Exercise task: Set down, exactly as written, the lines from the top of the data to the line that holds "markers = ['o', '^', 's']", and omit the pictures.

Source excerpt:
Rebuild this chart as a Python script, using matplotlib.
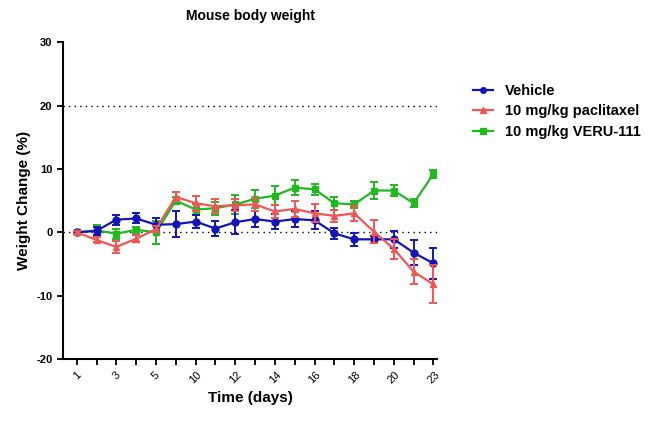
import matplotlib
matplotlib.use("Agg")
import matplotlib.pyplot as plt
from matplotlib.lines import Line2D
import numpy as np

plt.rcParams['font.family'] = ['Liberation Sans', 'DejaVu Sans']

tick_labels = ['1', '', '3', '', '5', '', '10', '', '12', '', '14', '', '16', '', '18', '', '20', '', '23']

vehicle = [0.0, 0.25, 2.0, 2.2, 1.2, 1.3, 1.7, 0.6, 1.6, 2.1, 1.7, 2.1, 1.9, -0.15, -1.1, -1.1, -1.1, -3.2, -4.9]
vehicle_err = [0.2, 0.6, 0.8, 0.8, 1.0, 2.1, 1.0, 1.2, 1.9, 1.2, 1.2, 1.2, 1.4, 0.9, 1.0, 0.6, 1.3, 2.0, 2.4]

paclitaxel = [0.0, -1.2, -2.3, -1.0, 0.5, 5.6, 4.6, 4.1, 4.3, 4.4, 3.3, 3.7, 3.0, 2.6, 3.0, 0.1, -2.6, -6.2, -8.2]
paclitaxel_err = [0.2, 0.4, 1.0, 0.6, 0.5, 0.7, 1.2, 1.1, 1.0, 1.0, 1.0, 1.3, 1.4, 1.0, 1.2, 1.8, 1.6, 2.0, 3.0]

veru = [0.0, 0.3, -0.2, 0.4, 0.0, 5.0, 3.6, 3.8, 4.4, 5.3, 5.8, 7.05, 6.8, 4.6, 4.4, 6.6, 6.6, 4.6, 9.2]
veru_err = [0.2, 0.8, 0.8, 0.5, 1.8, 0.6, 0.8, 1.0, 1.5, 1.4, 1.5, 1.2, 0.9, 1.0, 0.6, 1.3, 0.9, 0.6, 0.6]

series_names = ['Vehicle', '10 mg/kg paclitaxel', '10 mg/kg VERU-111']

x = np.arange(len(tick_labels))

fig = plt.figure(figsize=(6.48, 4.22), dpi=100)
ax = fig.add_axes([0.097, 0.149, 0.578, 0.751])

ax.axhline(0, color='black', linestyle=(0, (1, 3)), linewidth=1, zorder=0)
ax.axhline(20, color='black', linestyle=(0, (1, 3)), linewidth=1, zorder=0)

blue = '#1414B8'
red = '#F25555'
green = '#22B822'
colors = [blue, red, green]
markers = ['o', '^', 's']

ax.errorbar(x, vehicle, yerr=vehicle_err, color=blue, marker='o', markersize=5,
            linewidth=1.6, elinewidth=1.4, capsize=3, capthick=1.4, zorder=3)
ax.errorbar(x, paclitaxel, yerr=paclitaxel_err, color=red, marker='^', markersize=5,
            linewidth=1.6, elinewidth=1.4, capsize=3, capthick=1.4, zorder=4)
ax.errorbar(x, veru, yerr=veru_err, color=green, marker='s', markersize=5,
            linewidth=1.6, elinewidth=1.4, capsize=3, capthick=1.4, zorder=2)

ax.set_xlim(-0.7, 18.2)
ax.set_ylim(-20, 30)
ax.set_yticks([-20, -10, 0, 10, 20, 30])
ax.set_yticklabels(['-20', '-10', '0', '10', '20', '30'], fontweight='bold', fontsize=8)
ax.set_xticks(x)
ax.set_xticklabels(tick_labels, rotation=45, fontsize=8, ha='center')

for s in ['top', 'right']:
    ax.spines[s].set_visible(False)
for s in ['left', 'bottom']:
    ax.spines[s].set_linewidth(1.5)
ax.tick_params(width=1.3, length=4, direction='out')

ax.set_ylabel('Weight Change (%)', fontweight='bold', fontsize=11)
ax.set_xlabel('Time (days)', fontweight='bold', fontsize=11)
ax.set_title('Mouse body weight', fontweight='bold', fontsize=10, pad=16)

handles = [Line2D([], [], color=c, marker=m, markersize=4, linewidth=1.6) for c, m in zip(colors, markers)]
ax.legend(handles, series_names, loc='upper left', bbox_to_anchor=(1.06, 0.91), frameon=False,
          prop={'weight': 'bold', 'size': 10.5}, handlelength=1.4, labelspacing=0.45,
          handletextpad=0.8)

fig.savefig('out.png', dpi=100)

Written answer:
Rebuild this chart as a Python script, using matplotlib.
import matplotlib
matplotlib.use("Agg")
import matplotlib.pyplot as plt
from matplotlib.lines import Line2D
import numpy as np

plt.rcParams['font.family'] = ['Liberation Sans', 'DejaVu Sans']

tick_labels = ['1', '', '3', '', '5', '', '10', '', '12', '', '14', '', '16', '', '18', '', '20', '', '23']

vehicle = [0.0, 0.25, 2.0, 2.2, 1.2, 1.3, 1.7, 0.6, 1.6, 2.1, 1.7, 2.1, 1.9, -0.15, -1.1, -1.1, -1.1, -3.2, -4.9]
vehicle_err = [0.2, 0.6, 0.8, 0.8, 1.0, 2.1, 1.0, 1.2, 1.9, 1.2, 1.2, 1.2, 1.4, 0.9, 1.0, 0.6, 1.3, 2.0, 2.4]

paclitaxel = [0.0, -1.2, -2.3, -1.0, 0.5, 5.6, 4.6, 4.1, 4.3, 4.4, 3.3, 3.7, 3.0, 2.6, 3.0, 0.1, -2.6, -6.2, -8.2]
paclitaxel_err = [0.2, 0.4, 1.0, 0.6, 0.5, 0.7, 1.2, 1.1, 1.0, 1.0, 1.0, 1.3, 1.4, 1.0, 1.2, 1.8, 1.6, 2.0, 3.0]

veru = [0.0, 0.3, -0.2, 0.4, 0.0, 5.0, 3.6, 3.8, 4.4, 5.3, 5.8, 7.05, 6.8, 4.6, 4.4, 6.6, 6.6, 4.6, 9.2]
veru_err = [0.2, 0.8, 0.8, 0.5, 1.8, 0.6, 0.8, 1.0, 1.5, 1.4, 1.5, 1.2, 0.9, 1.0, 0.6, 1.3, 0.9, 0.6, 0.6]

series_names = ['Vehicle', '10 mg/kg paclitaxel', '10 mg/kg VERU-111']

x = np.arange(len(tick_labels))

fig = plt.figure(figsize=(6.48, 4.22), dpi=100)
ax = fig.add_axes([0.097, 0.149, 0.578, 0.751])

ax.axhline(0, color='black', linestyle=(0, (1, 3)), linewidth=1, zorder=0)
ax.axhline(20, color='black', linestyle=(0, (1, 3)), linewidth=1, zorder=0)

blue = '#1414B8'
red = '#F25555'
green = '#22B822'
colors = [blue, red, green]
markers = ['o', '^', 's']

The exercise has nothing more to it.